I think these look like reliable enough rounding top patterns for me to alert you to the likelihood of another correction as we head into the autumn. Likely initial targets for a move to the downside are the 200-day moving averages represented by the red lines you see in the charts above. At the moment these are at about 16,772 in the Dow Jones and 1931 in the S&P 500 but are still rising gradually each day. However I certainly would not rule a retest of August lows.
I just want to examine a couple of other US markets to see if they back up my theory of a second correction in this half of the year. Let’s start with the Nasdaq chart below.

This looks like a combination of both a ‘rounding top’ and also a ‘broadening top’. Both obviously signal a potential top in the market – there is a clue in the name! In this case the 200-day moving average currently coincides very closely with the value of the August low at 3845. Worth noting that the Nasdaq had a relatively minor summer correction which was really nothing more than a small blip in the six and a half year bull trend. Right now I see nothing on the horizon more than a small correction again at this stage.
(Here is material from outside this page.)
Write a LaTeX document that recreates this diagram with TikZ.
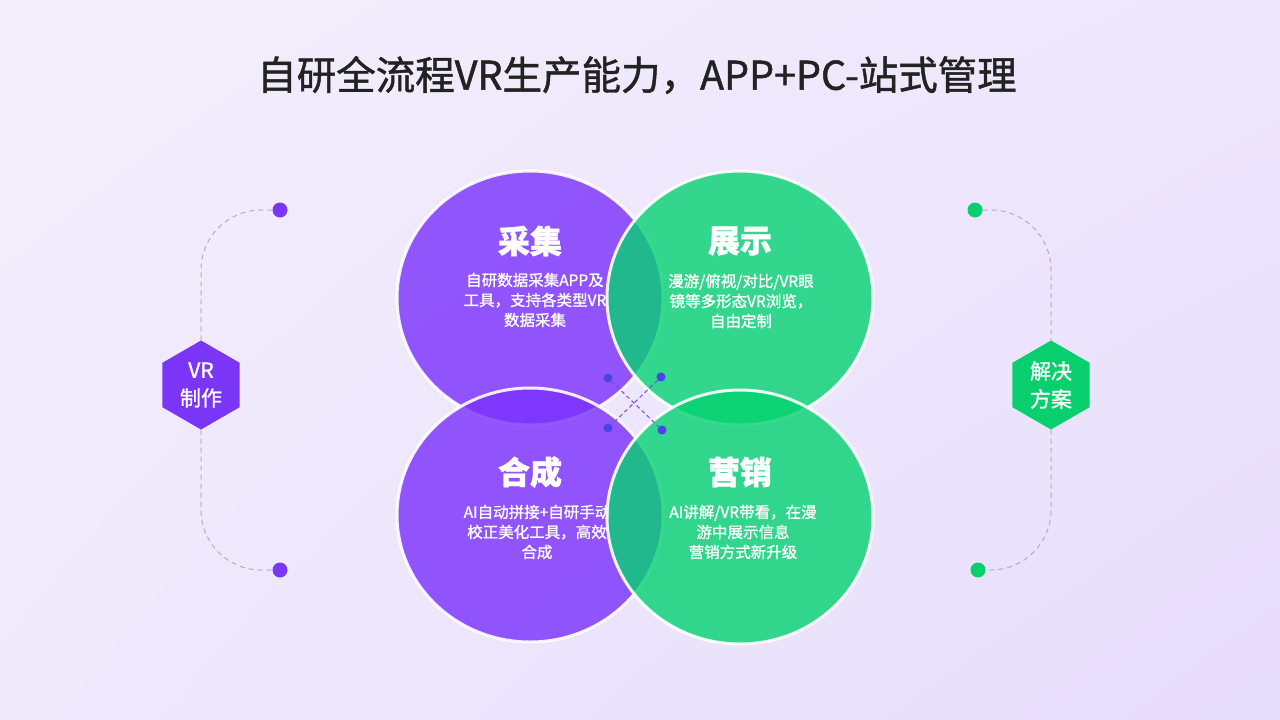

Lastly let’s looks at the small-cap Russell 2000 daily chart.

This is a potentially much larger and more significant topping pattern as it has been building over the course of this year. You can see a double top pattern from the two 2014 peaks set in March and July at the 1213 level. There is also a head and shoulders pattern building here – albeit a rare one with two heads but you can clearly see the two shoulders formed right at the start of the year and again in August and September. A move towards the August lows at 1108 again would not be a surprise but with this chart looking far more negative, a retest of the lower trend line you see in the chart above at 1080 could also be on the cards.
I think if we do see the corrections now as I expect, this will throw up buying opportunities. I do think the big sell is coming eventually but not this year. We will need to see much bigger topping patterns before I start using the ‘C’ word – CRASH!